--- PROMPT ---
Return each line of the records holding the string "matplotlib".

----

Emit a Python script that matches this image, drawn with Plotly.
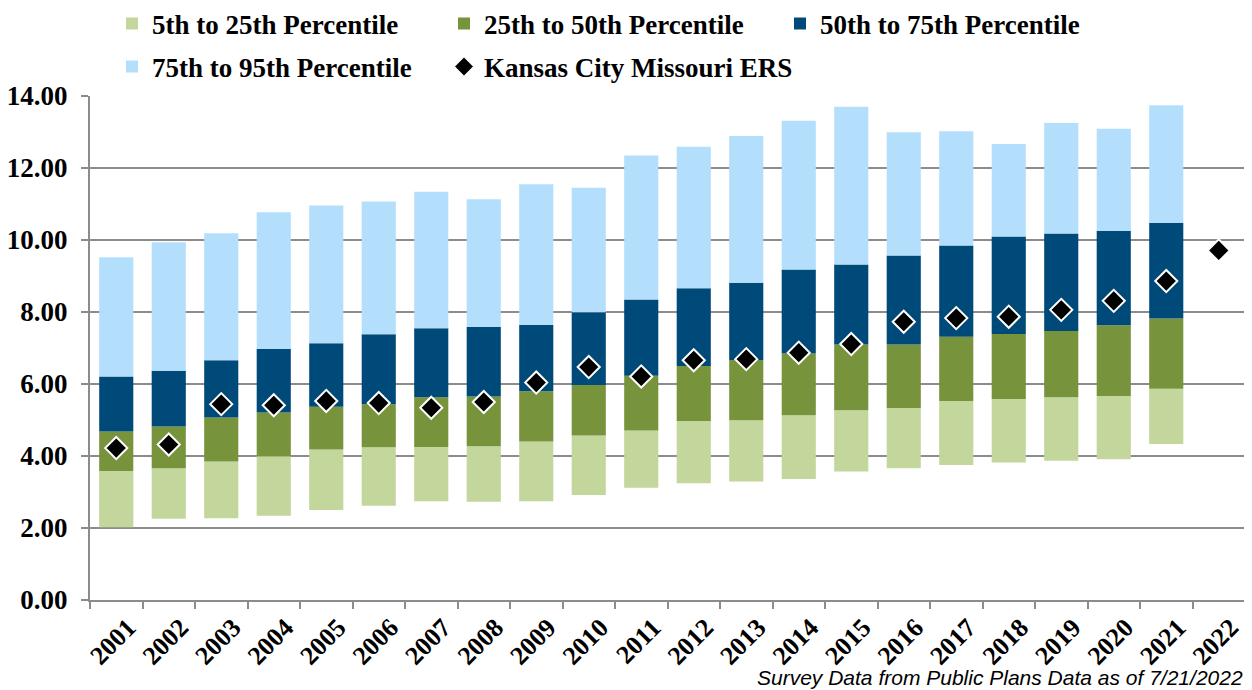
import plotly.graph_objects as go

years = [str(y) for y in range(2001, 2023)]

# Percentile bounds (2001-2021); 2022 has no survey bars
p5 = [2.02, 2.26, 2.27, 2.34, 2.50, 2.62, 2.74, 2.73, 2.74, 2.92, 3.12, 3.24, 3.29, 3.36, 3.57, 3.66, 3.75, 3.82, 3.87, 3.91, 4.33, None]
p25 = [3.58, 3.66, 3.85, 3.99, 4.18, 4.24, 4.25, 4.27, 4.40, 4.57, 4.71, 4.97, 4.99, 5.13, 5.27, 5.33, 5.53, 5.58, 5.63, 5.67, 5.87, None]
p50 = [4.68, 4.82, 5.07, 5.21, 5.37, 5.44, 5.63, 5.65, 5.80, 5.97, 6.23, 6.50, 6.67, 6.85, 7.10, 7.10, 7.31, 7.39, 7.47, 7.63, 7.82, None]
p75 = [6.21, 6.37, 6.66, 6.97, 7.13, 7.38, 7.55, 7.58, 7.64, 7.99, 8.35, 8.66, 8.81, 9.18, 9.32, 9.57, 9.85, 10.10, 10.18, 10.25, 10.47, None]
p95 = [9.52, 9.94, 10.19, 10.77, 10.96, 11.07, 11.34, 11.13, 11.55, 11.45, 12.35, 12.59, 12.89, 13.31, 13.70, 12.99, 13.02, 12.67, 13.25, 13.09, 13.74, None]
kc_ers = [4.22, 4.32, 5.44, 5.41, 5.53, 5.47, 5.34, 5.50, 6.04, 6.47, 6.21, 6.66, 6.69, 6.87, 7.11, 7.73, 7.83, 7.87, 8.06, 8.31, 8.86, 9.71]

series_names = ["5th to 25th Percentile", "25th to 50th Percentile",
                "50th to 75th Percentile", "75th to 95th Percentile"]
series_colors = ["#C3D69B", "#77933C", "#004A7A", "#B3DFFD"]
bounds = [p5, p25, p50, p75, p95]


def diff(hi, lo):
    return [None if (h is None or l is None) else h - l for h, l in zip(hi, lo)]


# The page body has an 8px default margin, so the figure is 8px smaller
W, H = 1244, 682
serif = "Liberation Serif, Times New Roman, serif"
fig = go.Figure()

legend_ids = ["legend", "legend2", "legend3", "legend4", "legend5"]
for i, (name, color) in enumerate(zip(series_names, series_colors)):
    fig.add_trace(go.Bar(
        x=years, y=diff(bounds[i + 1], bounds[i]), base=bounds[i],
        name=name, marker=dict(color=color, line=dict(width=0)),
        legend=legend_ids[i],
    ))

fig.add_trace(go.Scatter(
    x=years, y=kc_ers, mode="markers", name="Kansas City Missouri ERS",
    marker=dict(symbol="diamond", size=17, color="black",
                line=dict(color="white", width=2)),
    legend=legend_ids[4],
))

grid = "#8C8C8C"
legend_common = dict(
    orientation="h", xanchor="left", yanchor="middle",
    xref="container", yref="container",
    font=dict(family=serif, size=27, color="black", weight="bold"),
    itemwidth=30, bgcolor="rgba(0,0,0,0)",
)
lx = 104 / W
col = 332 / W
row1 = 1 - 16 / H
row2 = 1 - 59 / H

fig.update_layout(
    width=W, height=H,
    margin=dict(l=82, r=7, t=88, b=90, autoexpand=False),
    paper_bgcolor="white", plot_bgcolor="white",
    barmode="overlay", bargap=0.35,
    showlegend=True,
    legend=dict(x=lx, y=row1, **legend_common),
    legend2=dict(x=lx + col, y=row1, **legend_common),
    legend3=dict(x=lx + 2 * col + 4 / W, y=row1, **legend_common),
    legend4=dict(x=lx, y=row2, **legend_common),
    legend5=dict(x=lx + col, y=row2, **legend_common),
    font=dict(family=serif, color="black"),
    xaxis=dict(
        type="category", categoryorder="array", categoryarray=years,
        range=[-0.5, len(years) - 0.5], autorange=False,
        tickangle=-45, tickson="boundaries", ticks="outside", ticklen=7,
        tickcolor=grid, tickwidth=2, showline=True, linecolor=grid, linewidth=2,
        showgrid=False, automargin=False, ticklabelshift=12,
        tickfont=dict(family=serif, size=26, color="black", weight="bold"),
    ),
    yaxis=dict(
        range=[0, 14], dtick=2, tickformat=".2f", showgrid=True, gridcolor=grid,
        gridwidth=2, showline=True, linecolor=grid, linewidth=2, ticks="outside",
        ticklen=7, tickcolor=grid, tickwidth=2, zeroline=False, automargin=False,
        ticklabelstandoff=8,
        tickfont=dict(family=serif, size=27, color="black", weight="bold"),
    ),
    annotations=[dict(
        text="Survey Data from Public Plans Data as of 7/21/2022",
        xref="paper", yref="paper", x=1.0, y=-0.153, xanchor="right", yanchor="middle",
        showarrow=False,
        font=dict(family="Liberation Sans, Arial, sans-serif", size=21, color="black", style="italic"),
    )],
)

fig.write_html("out.html")
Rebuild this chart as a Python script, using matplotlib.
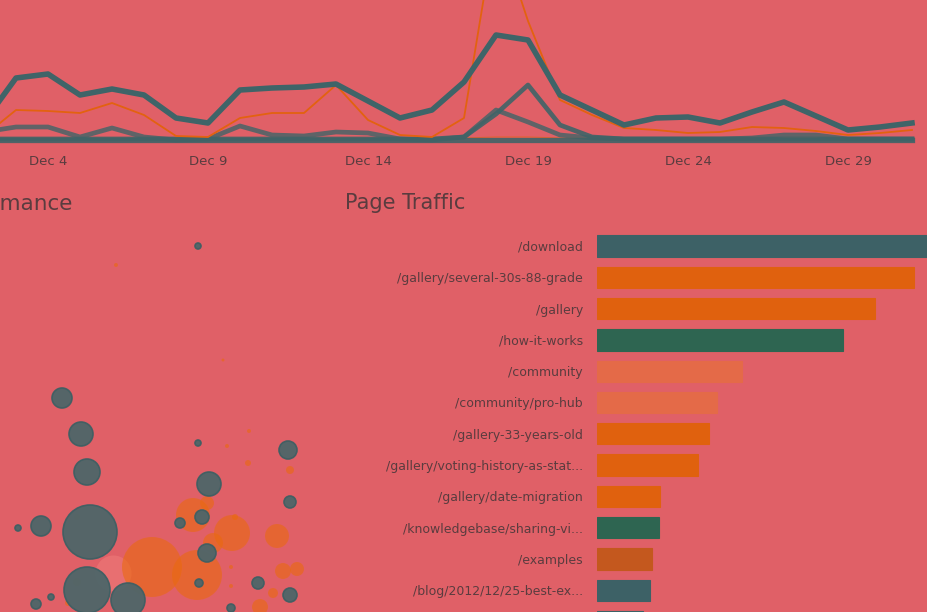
import matplotlib
matplotlib.use("Agg")
import matplotlib.pyplot as plt

plt.rcParams['font.family'] = ['DejaVu Sans']

BG = '#E06067'
DARK = '#3F6468'
ORANGE = '#E3620F'
TXT = '#5A3C3F'

# ---- line chart data (days of December) ----
days = list(range(2, 32))
tick_days = [4, 9, 14, 19, 24, 29]
tick_labels = ['Dec 4', 'Dec 9', 'Dec 14', 'Dec 19', 'Dec 24', 'Dec 29']
visits_main = [18, 62, 66, 45, 51, 45, 22, 17, 50, 52, 53, 56, 39, 22, 30, 58,
               105, 100, 45, 30, 15, 22, 23, 17, 28, 38, 24, 10, 13, 17]
visits_orange = [4, 30, 29, 27, 37, 25, 4, 3, 22, 27, 27, 55, 20, 5, 3, 22,
                 216, 119, 40, 25, 12, 10, 7, 8, 13, 12, 9, 5, 7, 10]
visits_b = [1, 1, 1, 1, 1, 1, 1, 1, 1, 1, 1, 1, 1, 1, 1, 3,
            26, 55, 15, 3, 1, 1, 1, 1, 1, 1, 1, 1, 1, 1]
visits_c = [8, 13, 13, 3, 12, 3, 0, 1, 14, 5, 4, 8, 7, 1, 0, 3,
            30, 18, 5, 2, 1, 1, 1, 1, 2, 5, 5, 1, 1, 1]
visits_d = [0, 0, 0, 0, 0, 0, 0, 0, 0, 0, 0, 0, 0, 0, 0, 0,
            0, 0, 0, 0, 0, 0, 0, 0, 0, 0, 0, 0, 0, 0]
visits_faint = [2, 2, 2, 2, 2, 2, 2, 2, 2, 2, 2, 2, 2, 2, 2, 2,
                3, 3, 2, 2, 2, 2, 2, 2, 2, 2, 2, 2, 2, 2]

# ---- page traffic data ----
pages = ['/download', '/gallery/several-30s-88-grade', '/gallery', '/how-it-works',
         '/community', '/community/pro-hub', '/gallery-33-years-old',
         '/gallery/voting-history-as-stat...', '/gallery/date-migration',
         '/knowledgebase/sharing-vi...', '/examples', '/blog/2012/12/25-best-ex...',
         '/blog/2013/01/07-new-fe...']
pageviews = [3400, 3170, 2780, 2460, 1450, 1200, 1120, 1010, 630, 620, 550, 530, 460]
bar_colors = ['#3D6166', '#E0610E', '#E0610E', '#2E6551', '#E46A48', '#E46A48',
              '#E0610E', '#E0610E', '#E0610E', '#2E6551', '#C4581E', '#3D6166', '#3D6166']

# ---- performance bubble data ----
dark_x = [62, 81, 87, 90, 41, 18, 87, 128, 36, 51, 198, 209, 202, 180, 207, 199,
          288, 290, 258, 290, 231, 198]
dark_y = [214, 178, 140, 80, 86, 84, 22, 12, 8, 15, 169, 128, 95, 89, 59, 29,
          162, 110, 29, 17, 4, 366]
dark_r = [10, 12, 13, 27, 10, 3, 23, 17, 5, 3, 3, 12, 7, 5, 9, 4,
          9, 6, 6, 7, 4, 3]
orange_x = [152, 197, 193, 232, 277, 207, 248, 290, 227, 249, 283, 297, 273, 77,
            77, 231, 231, 260, 68, 213, 235, 116, 223]
orange_y = [45, 37, 97, 79, 76, 109, 149, 142, 166, 181, 41, 43, 19, 30,
            95, 45, 26, 5, 9, 69, 95, 347, 252]
orange_r = [30, 25, 17, 18, 12, 7, 3, 4, 2, 2, 8, 7, 5, 4,
            3, 2, 2, 8, 3, 10, 3, 2, 1.5]
pink_x = [113]
pink_y = [39]
pink_r = [18]

W, H = 927, 612
fig = plt.figure(figsize=(W / 100, H / 100), dpi=100, facecolor=BG)

# ---------- top line chart ----------
ax = fig.add_axes([0, 1 - 145 / H, 1, 145 / H])
ax.set_facecolor(BG)
ax.plot(days, visits_faint, color=ORANGE, lw=0.8, alpha=0.6)
ax.plot(days, visits_d, color=DARK, lw=3.8, alpha=0.9)
ax.plot(days, visits_c, color=DARK, lw=3.4, alpha=0.8)
ax.plot(days, visits_b, color=DARK, lw=3.4, alpha=0.9)
ax.plot(days, visits_orange, color=ORANGE, lw=1.3)
ax.plot(days, visits_main, color=DARK, lw=4)
ax.set_xticks(tick_days)
ax.set_xticklabels(tick_labels)
ax.set_xlim(2.5, 4 + (W - 48) / 32.0)
ax.set_ylim(-5, 140)
ax.tick_params(axis='x', length=0, pad=7, labelsize=9.5, labelcolor=TXT)
ax.set_yticks([])
for s in ax.spines.values():
    s.set_visible(False)

# ---------- page traffic bars ----------
bx = fig.add_axes([597 / W, 0, 1 - 597 / W, (H - 230) / H])
bx.set_facecolor(BG)
pos = list(range(len(pages)))
bx.barh(pos, pageviews, height=0.68, color=bar_colors,
        edgecolor=bar_colors, linewidth=0.8)
bx.set_yticks(pos)
bx.set_yticklabels(pages)
bx.set_xticks([])
bx.set_xlim(0, 3300)
bx.set_ylim((H - 246) / 31.3, -(246 - 230) / 31.3)
bx.tick_params(axis='y', length=0, pad=10, labelsize=9, labelcolor=TXT)
for s in bx.spines.values():
    s.set_visible(False)
fig.text(345 / W, 1 - 203 / H, 'Page Traffic', fontsize=15, color=TXT,
         ha='left', va='center')

# ---------- performance bubbles ----------
sx = fig.add_axes([0, 0, 335 / W, (H - 225) / H])
sx.set_facecolor('none')
def sz(r):
    return [(2 * v * 0.72) ** 2 for v in r]
sx.scatter(pink_x, pink_y, s=sz(pink_r), color='#EE7A78', alpha=0.6, linewidths=0)
sx.scatter(orange_x, orange_y, s=sz(orange_r), color='#EA6A10', alpha=0.6,
           linewidths=0)
sx.scatter(dark_x, dark_y, s=sz(dark_r), color='#4D6669', alpha=0.95,
           edgecolors='#3F5F63', linewidths=1.2)
sx.set_xlim(0, 335)
sx.set_ylim(0, H - 225)
sx.axis('off')
fig.text(72 / W, 1 - 204 / H, 'Page Performance', fontsize=15.5, color=TXT,
         ha='right', va='center')

fig.savefig('out.png', dpi=100, facecolor=BG)
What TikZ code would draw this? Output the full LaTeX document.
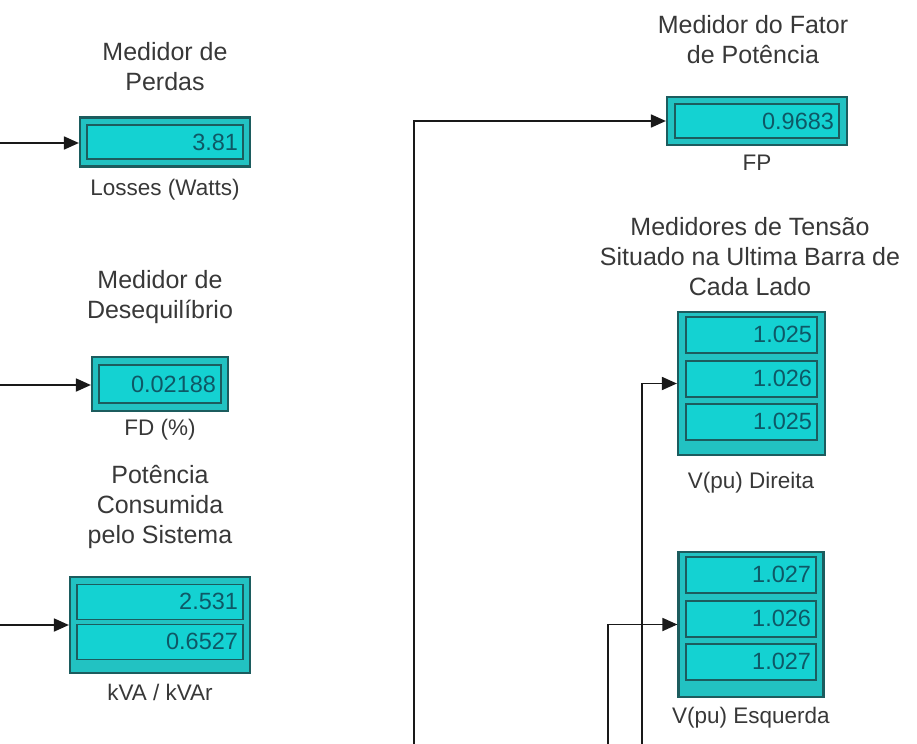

----

--- ANSWER IN FULL ---
Rebuild this chart as a Python script, using matplotlib.
import matplotlib
matplotlib.use("Agg")
import matplotlib.pyplot as plt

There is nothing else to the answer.